The editors are referencing concerns Trump could fire special counsel Robert Mueller or Deputy Attorney General Rod Rosenstein.
“More Republicans need to make it clear that they won’t tolerate any action against either man,” The Times says.
The editorial takes up a full page of Monday’s Times. Normally, there are several editorials and letters from readers on the page. But the editorial page editor, James Bennet, said this moment in time called for a unique response.
“It’s become apparent in recent days that this political and legal struggle could escalate at any moment into a full-blown constitutional crisis that no one should want,” Bennet told CNNMoney in an email. “We hope that won’t happen, but we wanted to prepare our readers — and maybe even help fend off the crisis — by making clear how high the stakes would be.”
The editorial was published on NYTimes.com Sunday evening.
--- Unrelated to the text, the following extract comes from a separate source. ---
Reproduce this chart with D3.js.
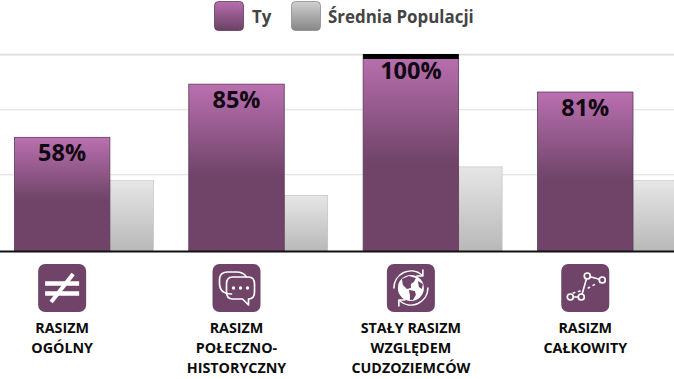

It was produced by the newspaper’s editorial board, a team of writers and editors who work separately from the newsroom.
The article says that if Trump moves to fire Mueller or Rosenstein, “he will be striking at the foundation of the American government, attempting to set a precedent that a president, alone among American citizens, is above the law.”
It will “instantly become a constitutional crisis,” the writers say.
The editorial board saves its strongest words for the end.
“The president is not a king but a citizen, deserving of the presumption of innocence and other protections, yet also vulnerable to lawful scrutiny,” the editorial says. “We hope Mr. Trump recognizes this. If he doesn’t, how Republican lawmakers respond will shape the future not only of this presidency and of one of the country’s great political parties, but of the American experiment itself.”